Zine El Abidine Ben Ali has consistently supported the policies of the United States and the European Union in the region: free-market zones, control of illegal immigration, anti- terrorism. Tunis is host to the French-led Union For the Mediterranean and the Middle East Partnership Initiative. But these international actors have never used their privileged relations in order to press for substantial changes in the country, but rather indulged Ben Ali’s one-man rule.
Tunisia appears stable, but only because of systematic media censorship and lack of information about human-rights violations. The international community would do a real service to the country’s improvement if they encouraged true reform. This would require the creation of neutral state institutions where the exclusive patronage of the RCD would be abandoned, participation by civil society in national and international public debates without fear of police reprisals, and a public realm where accurate information is circulated.
Tunisia is in its way a perfect example of the semi-authoritarian regimes that have emerged in the Arab world in the 2000s.

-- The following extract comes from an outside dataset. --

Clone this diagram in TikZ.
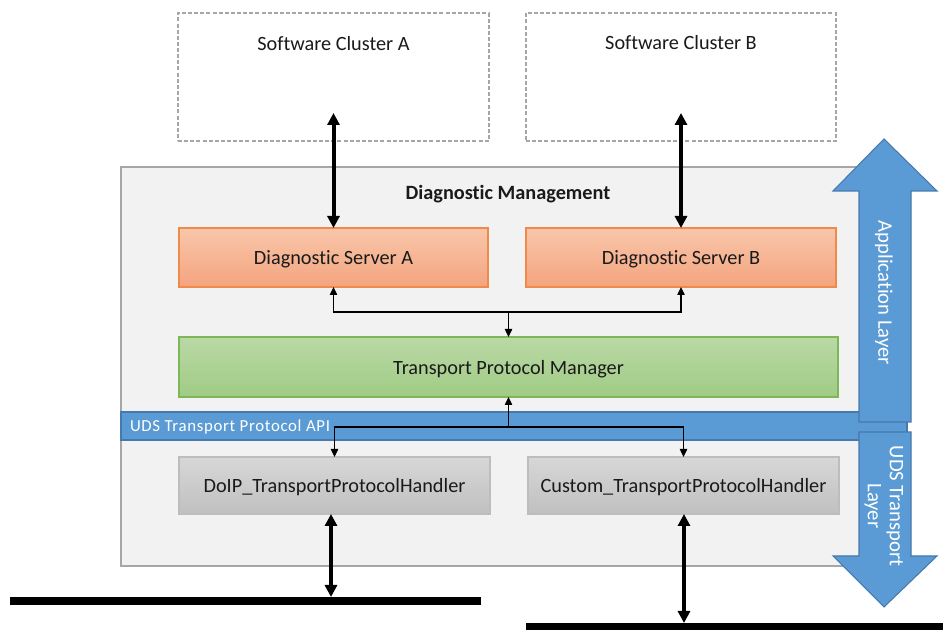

But the fact that Ben Ali’s power relies more on a police state than on the military makes it possible that international actors engage in a genuine dialogue directly with the president - perhaps more than in any other Arab country. The new tools and ideas of democracy-promotion could find in Tunisia an appropriate channel.
If nothing is done, the president’s current prerogatives will be transferred to a network of clans lacking any coherent political project for the country. The result will be to threaten Tunisia’s much-vaunted stability. The promise of change has to be made real if this fate is to be avoided and Tunisians achieve the progress they deserve.